TASK INPUT:
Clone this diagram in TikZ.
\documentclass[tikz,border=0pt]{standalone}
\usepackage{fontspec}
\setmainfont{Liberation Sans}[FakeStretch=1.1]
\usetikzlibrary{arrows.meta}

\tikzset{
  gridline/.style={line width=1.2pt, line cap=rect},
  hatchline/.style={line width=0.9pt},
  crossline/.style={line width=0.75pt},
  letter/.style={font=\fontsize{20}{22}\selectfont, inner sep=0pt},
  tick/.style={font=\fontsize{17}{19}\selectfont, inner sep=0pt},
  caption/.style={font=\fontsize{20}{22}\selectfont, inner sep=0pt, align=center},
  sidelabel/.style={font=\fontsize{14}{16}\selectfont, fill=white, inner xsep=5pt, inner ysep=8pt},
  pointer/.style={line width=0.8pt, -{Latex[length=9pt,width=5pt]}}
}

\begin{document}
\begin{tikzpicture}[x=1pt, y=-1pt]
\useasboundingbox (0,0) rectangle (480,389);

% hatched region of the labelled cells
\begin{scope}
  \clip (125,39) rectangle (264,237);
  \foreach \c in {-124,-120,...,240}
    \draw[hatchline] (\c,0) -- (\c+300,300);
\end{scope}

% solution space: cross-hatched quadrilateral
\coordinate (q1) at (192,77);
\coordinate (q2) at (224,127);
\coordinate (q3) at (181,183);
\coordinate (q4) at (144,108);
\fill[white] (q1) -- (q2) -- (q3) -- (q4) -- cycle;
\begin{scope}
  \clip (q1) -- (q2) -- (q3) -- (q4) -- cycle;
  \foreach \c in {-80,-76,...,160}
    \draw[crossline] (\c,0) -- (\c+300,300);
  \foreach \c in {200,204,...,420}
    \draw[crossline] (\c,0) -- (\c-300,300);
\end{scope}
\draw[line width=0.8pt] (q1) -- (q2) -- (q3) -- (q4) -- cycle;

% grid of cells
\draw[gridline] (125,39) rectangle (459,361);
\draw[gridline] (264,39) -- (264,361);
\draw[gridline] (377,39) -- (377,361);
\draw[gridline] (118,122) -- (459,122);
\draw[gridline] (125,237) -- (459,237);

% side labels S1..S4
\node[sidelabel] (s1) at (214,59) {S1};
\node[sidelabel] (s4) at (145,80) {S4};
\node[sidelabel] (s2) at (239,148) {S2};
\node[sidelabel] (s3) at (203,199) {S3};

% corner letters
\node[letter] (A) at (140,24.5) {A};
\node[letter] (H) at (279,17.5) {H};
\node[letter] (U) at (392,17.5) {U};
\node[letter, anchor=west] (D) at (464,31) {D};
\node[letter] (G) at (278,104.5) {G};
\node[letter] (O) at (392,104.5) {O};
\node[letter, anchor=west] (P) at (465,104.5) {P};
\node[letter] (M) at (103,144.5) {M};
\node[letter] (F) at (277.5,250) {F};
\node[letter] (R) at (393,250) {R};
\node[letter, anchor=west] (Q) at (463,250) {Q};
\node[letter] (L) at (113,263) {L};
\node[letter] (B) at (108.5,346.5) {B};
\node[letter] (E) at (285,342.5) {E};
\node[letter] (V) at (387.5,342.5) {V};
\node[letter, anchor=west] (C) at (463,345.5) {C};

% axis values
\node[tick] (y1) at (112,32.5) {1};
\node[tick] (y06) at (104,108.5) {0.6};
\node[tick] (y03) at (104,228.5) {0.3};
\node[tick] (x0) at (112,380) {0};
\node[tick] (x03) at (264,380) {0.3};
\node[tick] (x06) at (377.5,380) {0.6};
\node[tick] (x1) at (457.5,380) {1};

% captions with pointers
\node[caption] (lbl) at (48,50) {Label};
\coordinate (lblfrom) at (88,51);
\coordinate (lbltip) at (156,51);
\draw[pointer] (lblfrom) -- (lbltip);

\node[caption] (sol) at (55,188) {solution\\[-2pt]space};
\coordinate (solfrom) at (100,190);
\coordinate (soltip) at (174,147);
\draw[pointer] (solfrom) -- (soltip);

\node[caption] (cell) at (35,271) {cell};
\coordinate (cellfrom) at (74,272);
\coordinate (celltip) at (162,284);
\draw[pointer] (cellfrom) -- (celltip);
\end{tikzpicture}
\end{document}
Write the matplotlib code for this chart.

WRITTEN EXERCISE: Output the records exactly, including every line.

ANSWER TO THE PROBLEM:
Clone this diagram in TikZ.
\documentclass[tikz,border=0pt]{standalone}
\usepackage{fontspec}
\setmainfont{Liberation Sans}[FakeStretch=1.1]
\usetikzlibrary{arrows.meta}

\tikzset{
  gridline/.style={line width=1.2pt, line cap=rect},
  hatchline/.style={line width=0.9pt},
  crossline/.style={line width=0.75pt},
  letter/.style={font=\fontsize{20}{22}\selectfont, inner sep=0pt},
  tick/.style={font=\fontsize{17}{19}\selectfont, inner sep=0pt},
  caption/.style={font=\fontsize{20}{22}\selectfont, inner sep=0pt, align=center},
  sidelabel/.style={font=\fontsize{14}{16}\selectfont, fill=white, inner xsep=5pt, inner ysep=8pt},
  pointer/.style={line width=0.8pt, -{Latex[length=9pt,width=5pt]}}
}

\begin{document}
\begin{tikzpicture}[x=1pt, y=-1pt]
\useasboundingbox (0,0) rectangle (480,389);

% hatched region of the labelled cells
\begin{scope}
  \clip (125,39) rectangle (264,237);
  \foreach \c in {-124,-120,...,240}
    \draw[hatchline] (\c,0) -- (\c+300,300);
\end{scope}

% solution space: cross-hatched quadrilateral
\coordinate (q1) at (192,77);
\coordinate (q2) at (224,127);
\coordinate (q3) at (181,183);
\coordinate (q4) at (144,108);
\fill[white] (q1) -- (q2) -- (q3) -- (q4) -- cycle;
\begin{scope}
  \clip (q1) -- (q2) -- (q3) -- (q4) -- cycle;
  \foreach \c in {-80,-76,...,160}
    \draw[crossline] (\c,0) -- (\c+300,300);
  \foreach \c in {200,204,...,420}
    \draw[crossline] (\c,0) -- (\c-300,300);
\end{scope}
\draw[line width=0.8pt] (q1) -- (q2) -- (q3) -- (q4) -- cycle;

% grid of cells
\draw[gridline] (125,39) rectangle (459,361);
\draw[gridline] (264,39) -- (264,361);
\draw[gridline] (377,39) -- (377,361);
\draw[gridline] (118,122) -- (459,122);
\draw[gridline] (125,237) -- (459,237);

% side labels S1..S4
\node[sidelabel] (s1) at (214,59) {S1};
\node[sidelabel] (s4) at (145,80) {S4};
\node[sidelabel] (s2) at (239,148) {S2};
\node[sidelabel] (s3) at (203,199) {S3};

% corner letters
\node[letter] (A) at (140,24.5) {A};
\node[letter] (H) at (279,17.5) {H};
\node[letter] (U) at (392,17.5) {U};
\node[letter, anchor=west] (D) at (464,31) {D};
\node[letter] (G) at (278,104.5) {G};
\node[letter] (O) at (392,104.5) {O};
\node[letter, anchor=west] (P) at (465,104.5) {P};
\node[letter] (M) at (103,144.5) {M};
\node[letter] (F) at (277.5,250) {F};
\node[letter] (R) at (393,250) {R};
\node[letter, anchor=west] (Q) at (463,250) {Q};
\node[letter] (L) at (113,263) {L};
\node[letter] (B) at (108.5,346.5) {B};
\node[letter] (E) at (285,342.5) {E};
\node[letter] (V) at (387.5,342.5) {V};
\node[letter, anchor=west] (C) at (463,345.5) {C};

% axis values
\node[tick] (y1) at (112,32.5) {1};
\node[tick] (y06) at (104,108.5) {0.6};
\node[tick] (y03) at (104,228.5) {0.3};
\node[tick] (x0) at (112,380) {0};
\node[tick] (x03) at (264,380) {0.3};
\node[tick] (x06) at (377.5,380) {0.6};
\node[tick] (x1) at (457.5,380) {1};

% captions with pointers
\node[caption] (lbl) at (48,50) {Label};
\coordinate (lblfrom) at (88,51);
\coordinate (lbltip) at (156,51);
\draw[pointer] (lblfrom) -- (lbltip);

\node[caption] (sol) at (55,188) {solution\\[-2pt]space};
\coordinate (solfrom) at (100,190);
\coordinate (soltip) at (174,147);
\draw[pointer] (solfrom) -- (soltip);

\node[caption] (cell) at (35,271) {cell};
\coordinate (cellfrom) at (74,272);
\coordinate (celltip) at (162,284);
\draw[pointer] (cellfrom) -- (celltip);
\end{tikzpicture}
\end{document}
Write the matplotlib code for this chart.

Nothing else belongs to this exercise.